The 4 benefits of using AI tools in your art:
AI can generate new ideas and perspectives that can inspire artists to create something different or unique. AI-generated art can help artists break out of their usual creative patterns and explore new directions.
AI can assist artists in completing tasks more efficiently. For example, an AI tool can help with tasks like color selection or background removal, freeing up more time for the artist to focus on the creative process, particularly with digital art.
AI can be used as a tool for experimentation, allowing artists to explore new mediums, techniques, and styles. AI-generated art can provide a starting point for artists to experiment with and build upon digitally or in traditional mediums like watercolor, oil, or colour pencil.

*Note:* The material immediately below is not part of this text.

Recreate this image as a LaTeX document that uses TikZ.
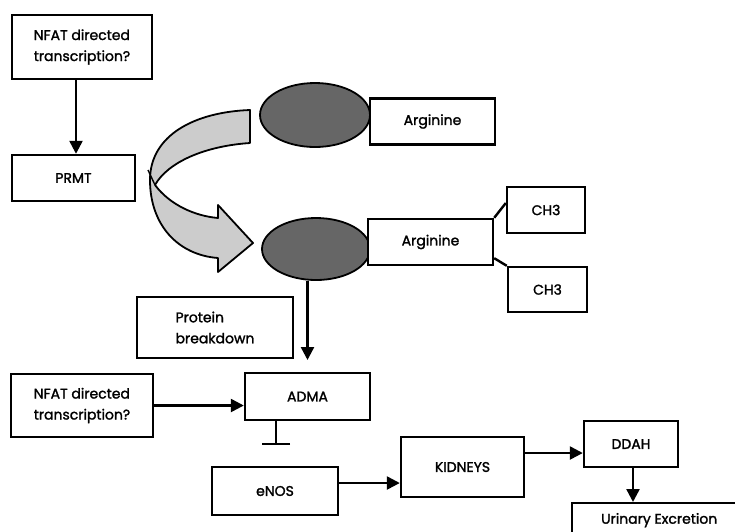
\documentclass[tikz,border=0pt]{standalone}
\usepackage{fontspec}
\setmainfont{Poppins}[FakeBold=1.6]
\usetikzlibrary{arrows.meta,shapes.geometric,calc}
\begin{document}
\begin{tikzpicture}[x=1pt,y=-1pt,
  box/.style={draw,line width=2.4pt,fill=white,inner sep=0pt,align=left,font=\fontsize{14}{21}\selectfont},
  blob/.style={ellipse,draw,line width=1.8pt,fill=black!60,inner sep=0pt},
  arr/.style={line width=2.4pt,-{Triangle[width=13pt,length=13pt]}},
  link/.style={line width=2.4pt}]
\useasboundingbox (0,0) rectangle (735,531);
\clip (0,0) rectangle (735,531);
% curved block arrow
\path[draw,line width=1.8pt,fill=black!20,line join=round]
  (250,110) -- (250,143)
  .. controls (205,146) and (168,162) .. (155,185)
  .. controls (170,205) and (195,216) .. (218,218)
  -- (218,205) -- (253,243) -- (218,272) -- (218,258)
  .. controls (178,255) and (150,225) .. (150,180)
  .. controls (150,135) and (195,112) .. (250,110) -- cycle;
\draw[line width=1.4pt] (155,185) -- (148,170);
% nodes
\node[box,minimum width=140,minimum height=64] (nfat1) at (82,47) {NFAT directed\\transcription?};
\node[box,minimum width=123,minimum height=46,align=center] (prmt) at (73.5,178) {PRMT};
\node[blob,minimum width=110,minimum height=64] (ell1) at (315,115) {};
\node[box,minimum width=125,minimum height=46,align=center] (arg1) at (432.5,121.5) {Arginine};
\node[blob,minimum width=108,minimum height=62] (ell2) at (316,249) {};
\node[box,minimum width=125,minimum height=46,align=center] (arg2) at (430.5,242) {Arginine};
\node[box,minimum width=78,minimum height=46,align=center] (ch3a) at (546,210) {CH3};
\node[box,minimum width=79,minimum height=45,align=center] (ch3b) at (547.5,289.5) {CH3};
\node[box,minimum width=156,minimum height=61] (prot) at (215,327.5) {Protein\\breakdown};
\node[box,minimum width=142,minimum height=63] (nfat2) at (82,405.5) {NFAT directed\\transcription?};
\node[box,minimum width=125,minimum height=47,align=center] (adma) at (307.5,396.5) {ADMA};
\node[box,minimum width=126,minimum height=48,align=center] (enos) at (275,491) {eNOS};
\node[box,minimum width=123,minimum height=60,align=center] (kid) at (462.5,467) {KIDNEYS};
\node[box,minimum width=94,minimum height=46,align=center] (ddah) at (631,444) {DDAH};
\node[box,minimum width=174,minimum height=34,align=center,anchor=north west] (urin) at (571,502) {Urinary Excretion};
% connectors
\coordinate (admaIn) at (307.5,360);
\coordinate (inh) at (276,445);
\draw[arr] (nfat1.south) ++(-6,0) coordinate (n1s) -- (n1s |- prmt.north);
\draw[link] (arg2.north east) -- ([yshift=7pt]ch3a.west);
\draw[link] ([yshift=8pt]arg2.south east) -- (ch3b.north west);
\draw[arr] (ell2.south -| admaIn) -- (admaIn);
\draw[arr] (nfat2.east) -- (nfat2.east -| adma.west);
\draw[line width=2.4pt,-{Bar[width=28pt]}] (inh |- adma.south) -- (inh);
\draw[arr] ([yshift=8pt]enos.east) coordinate (e1) -- (e1 -| kid.west);
\draw[arr] ([yshift=14pt]kid.east) coordinate (k1) -- (k1 -| ddah.west);
\draw[arr] (ddah.south) ++(2,0) coordinate (d1) -- (d1 |- urin.north);
\end{tikzpicture}
\end{document}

AI can make art creation more accessible to people who may not have traditional art skills or resources. With AI tools, anyone can create art, regardless of their background or experience.
The downsides of artists using AI tools:
1. Lack of originality
Because AI art is generated using algorithms and pre-existing data, there is a risk that it may lack originality and creativity. Some people argue that AI art is not truly “art” because it does not come from the artist’s unique perspective or creative process. Instead, it is effectively an amalgamation of images based on keyword inputs.
If artists rely too heavily on AI tools, they may become dependent on them and lose their creative skills and vision. This can result in a lack of personal style or originality in their work. We’ve already seen this having an effect on writers who are using tools like Chat GPT, the same could begin to happen with artists.
3. Ethical concerns
There are ethical concerns around the use of AI in art, particularly around issues of ownership and copyright. For example, who owns the rights to an AI-generated artwork? Is it the artist who created the original dataset, or the AI system that generated the final image? This is the main criticism coming from artists about the technology, and it’s fair to say. The data set used to train the AI tool is key to this. If an unscrupulous tech company is using millions of images from the internet as a source for its image creation tool but doesn’t have permission from every copyright owner, there is a potential violation of those artists’ intellectual property.
4. Technical limitations
AI tools for art creation are still in their early stages and have limitations in terms of their technical capabilities. For example, they may struggle with complex tasks like creating realistic human faces or generating 3D art. Although this is currently a limitation, the rate of improvement will be astronomical, and it will be interesting to watch it develop.